### Work required
Everything from the first line of the data below through the line that contains "const xTicks = [0.98, 0.99, 1, 1.01, 1.02];" should be written out exactly, please, and nothing more; the pictures stay out.

### Given data
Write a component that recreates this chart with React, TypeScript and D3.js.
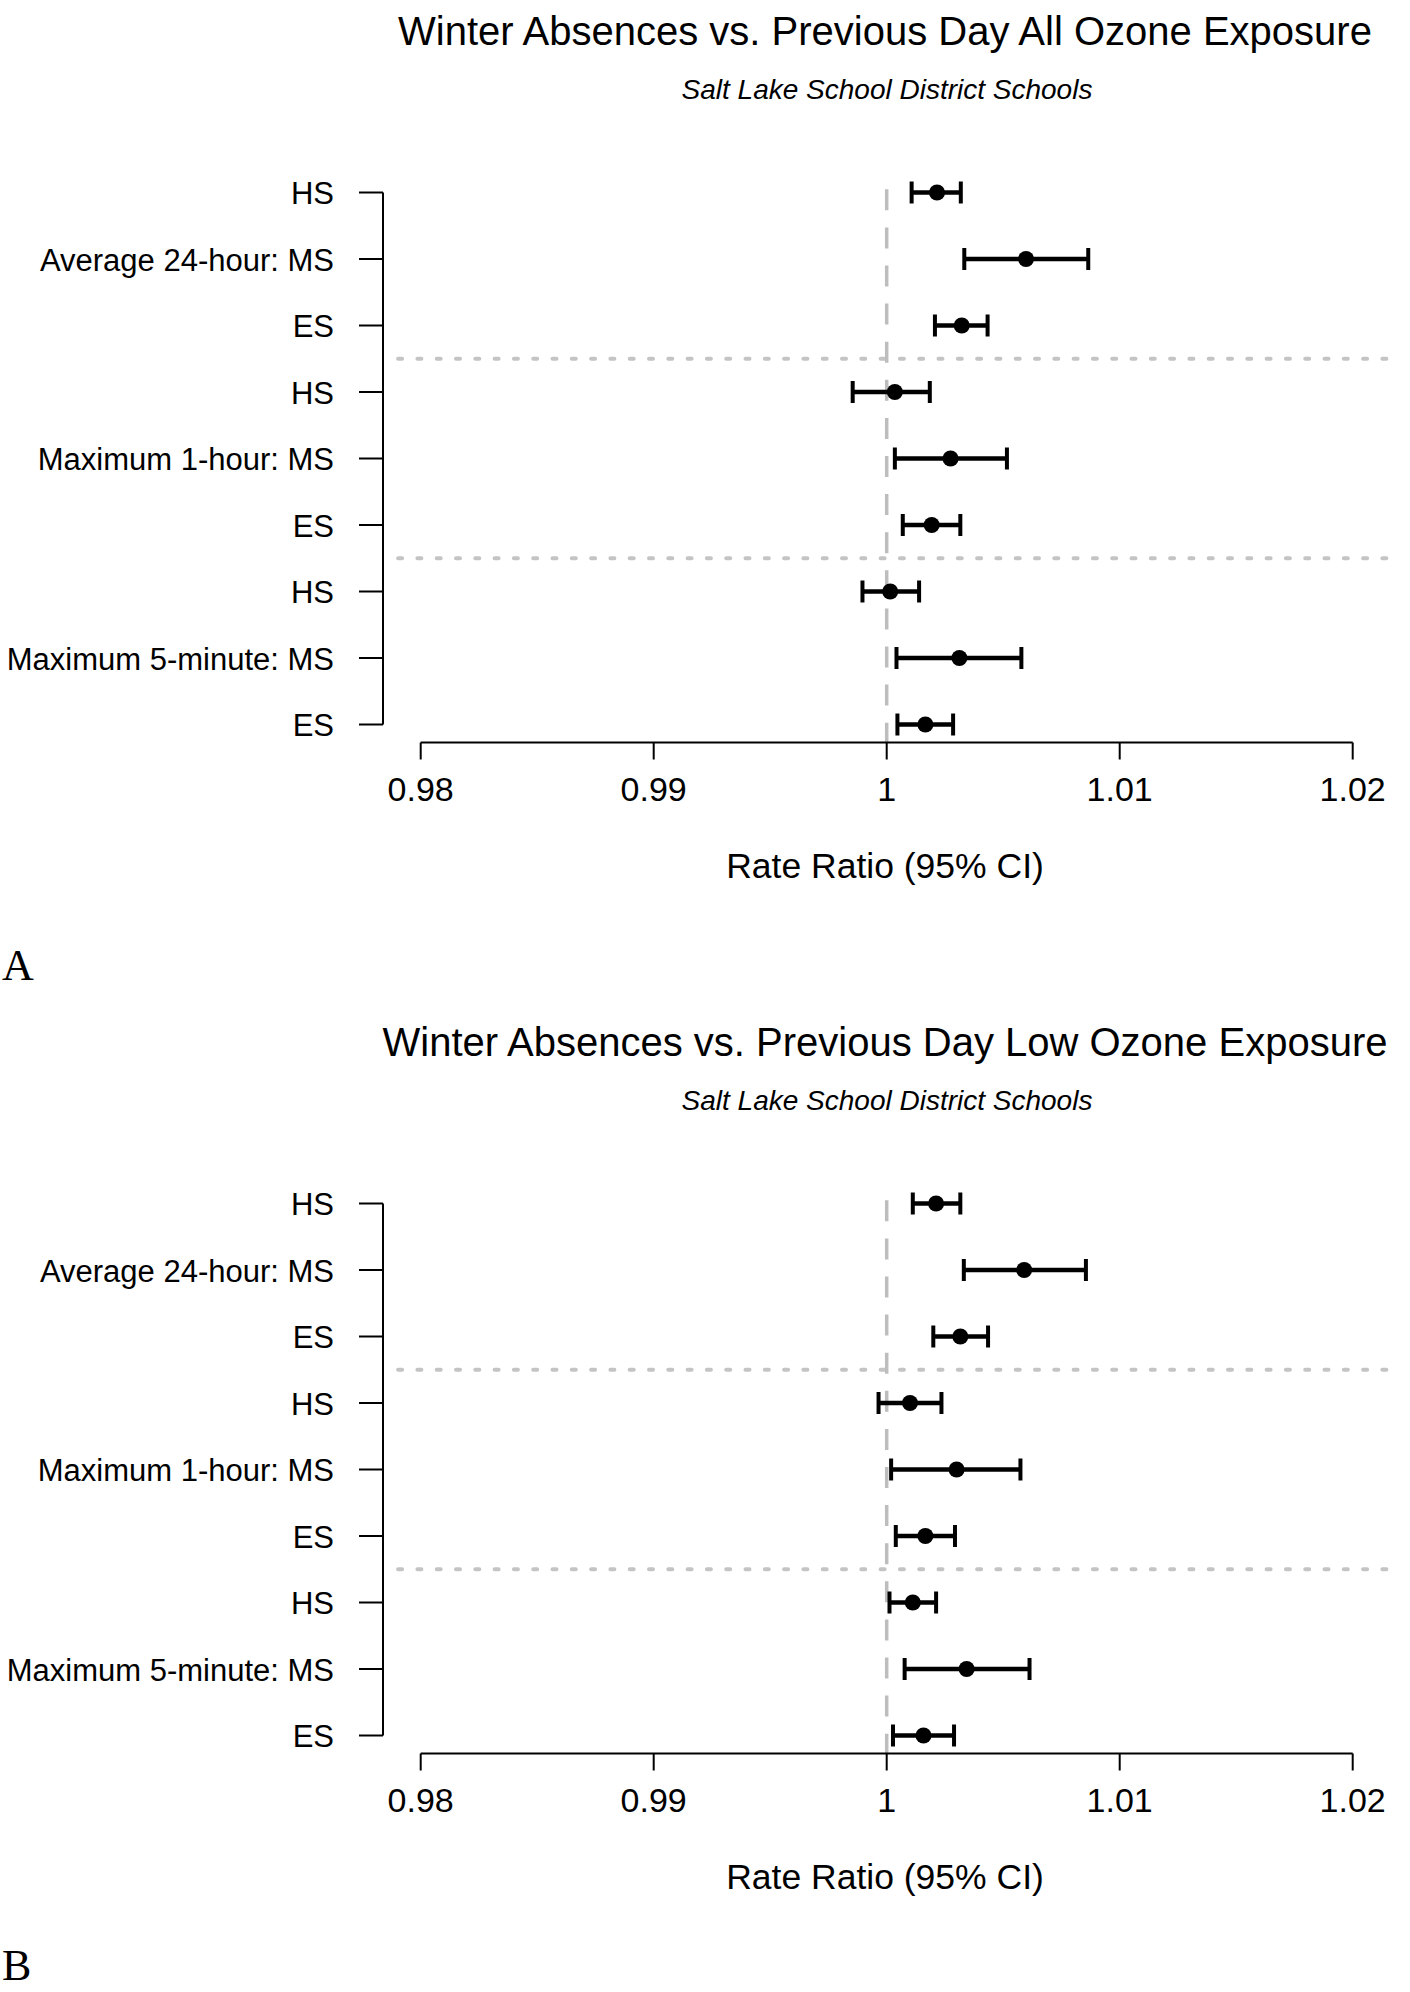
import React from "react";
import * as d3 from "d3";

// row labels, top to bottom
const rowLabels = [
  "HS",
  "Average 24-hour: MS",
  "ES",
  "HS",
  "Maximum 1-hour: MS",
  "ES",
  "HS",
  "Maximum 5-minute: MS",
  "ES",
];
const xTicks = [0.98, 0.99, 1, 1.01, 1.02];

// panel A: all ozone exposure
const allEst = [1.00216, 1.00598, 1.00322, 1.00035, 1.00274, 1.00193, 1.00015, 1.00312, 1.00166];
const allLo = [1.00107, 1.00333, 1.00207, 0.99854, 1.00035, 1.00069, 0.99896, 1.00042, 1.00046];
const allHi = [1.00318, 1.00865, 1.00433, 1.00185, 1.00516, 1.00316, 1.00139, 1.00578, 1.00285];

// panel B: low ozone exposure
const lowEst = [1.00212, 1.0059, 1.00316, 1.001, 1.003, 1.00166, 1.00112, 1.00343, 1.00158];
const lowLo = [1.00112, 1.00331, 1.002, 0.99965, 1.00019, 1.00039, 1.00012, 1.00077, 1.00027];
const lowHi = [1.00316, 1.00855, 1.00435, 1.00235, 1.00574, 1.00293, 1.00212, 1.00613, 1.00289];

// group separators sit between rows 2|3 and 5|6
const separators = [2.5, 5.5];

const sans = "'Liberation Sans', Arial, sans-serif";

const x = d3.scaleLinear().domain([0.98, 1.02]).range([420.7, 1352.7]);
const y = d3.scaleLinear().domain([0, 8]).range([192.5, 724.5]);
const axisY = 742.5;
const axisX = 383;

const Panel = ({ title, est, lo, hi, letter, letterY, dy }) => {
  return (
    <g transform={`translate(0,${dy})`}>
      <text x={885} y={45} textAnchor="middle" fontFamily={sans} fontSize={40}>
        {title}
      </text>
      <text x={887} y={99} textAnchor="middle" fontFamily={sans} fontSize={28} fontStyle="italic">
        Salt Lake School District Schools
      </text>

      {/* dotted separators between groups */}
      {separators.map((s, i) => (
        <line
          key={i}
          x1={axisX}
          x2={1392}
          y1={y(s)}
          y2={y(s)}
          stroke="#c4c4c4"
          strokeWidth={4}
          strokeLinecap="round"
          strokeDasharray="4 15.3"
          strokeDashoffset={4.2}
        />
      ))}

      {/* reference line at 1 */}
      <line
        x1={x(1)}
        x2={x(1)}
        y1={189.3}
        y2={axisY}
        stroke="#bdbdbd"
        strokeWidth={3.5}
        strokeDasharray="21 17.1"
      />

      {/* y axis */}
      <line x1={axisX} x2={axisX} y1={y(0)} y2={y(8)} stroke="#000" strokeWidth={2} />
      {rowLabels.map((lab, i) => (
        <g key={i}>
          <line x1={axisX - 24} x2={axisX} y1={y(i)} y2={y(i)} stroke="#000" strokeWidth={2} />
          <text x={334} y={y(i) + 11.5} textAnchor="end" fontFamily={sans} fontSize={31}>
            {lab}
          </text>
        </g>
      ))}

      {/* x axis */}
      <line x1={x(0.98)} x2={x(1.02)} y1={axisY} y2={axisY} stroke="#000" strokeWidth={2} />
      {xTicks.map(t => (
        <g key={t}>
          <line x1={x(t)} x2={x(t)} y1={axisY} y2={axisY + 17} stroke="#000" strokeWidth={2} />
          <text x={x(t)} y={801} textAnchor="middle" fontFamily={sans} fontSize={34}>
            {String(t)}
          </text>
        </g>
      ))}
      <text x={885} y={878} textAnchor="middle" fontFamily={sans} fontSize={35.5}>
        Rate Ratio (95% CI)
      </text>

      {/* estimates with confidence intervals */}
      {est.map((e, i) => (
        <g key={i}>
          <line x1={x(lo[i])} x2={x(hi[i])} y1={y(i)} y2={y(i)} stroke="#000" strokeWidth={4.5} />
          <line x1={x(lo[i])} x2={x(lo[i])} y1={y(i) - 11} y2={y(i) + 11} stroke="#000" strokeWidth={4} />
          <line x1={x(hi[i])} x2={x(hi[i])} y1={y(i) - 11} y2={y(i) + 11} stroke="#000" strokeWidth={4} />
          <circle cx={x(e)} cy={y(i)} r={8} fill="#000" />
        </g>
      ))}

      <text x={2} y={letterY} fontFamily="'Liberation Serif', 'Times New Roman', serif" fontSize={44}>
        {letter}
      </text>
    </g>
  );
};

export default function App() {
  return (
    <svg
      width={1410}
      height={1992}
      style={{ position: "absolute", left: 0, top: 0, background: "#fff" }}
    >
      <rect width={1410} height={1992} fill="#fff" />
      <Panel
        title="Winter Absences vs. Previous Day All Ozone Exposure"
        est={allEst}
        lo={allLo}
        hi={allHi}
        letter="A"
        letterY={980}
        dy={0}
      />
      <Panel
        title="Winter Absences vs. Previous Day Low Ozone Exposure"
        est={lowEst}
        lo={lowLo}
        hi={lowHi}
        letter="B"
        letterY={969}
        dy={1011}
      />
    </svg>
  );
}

### Output for this exercise
Write a component that recreates this chart with React, TypeScript and D3.js.
import React from "react";
import * as d3 from "d3";

// row labels, top to bottom
const rowLabels = [
  "HS",
  "Average 24-hour: MS",
  "ES",
  "HS",
  "Maximum 1-hour: MS",
  "ES",
  "HS",
  "Maximum 5-minute: MS",
  "ES",
];
const xTicks = [0.98, 0.99, 1, 1.01, 1.02];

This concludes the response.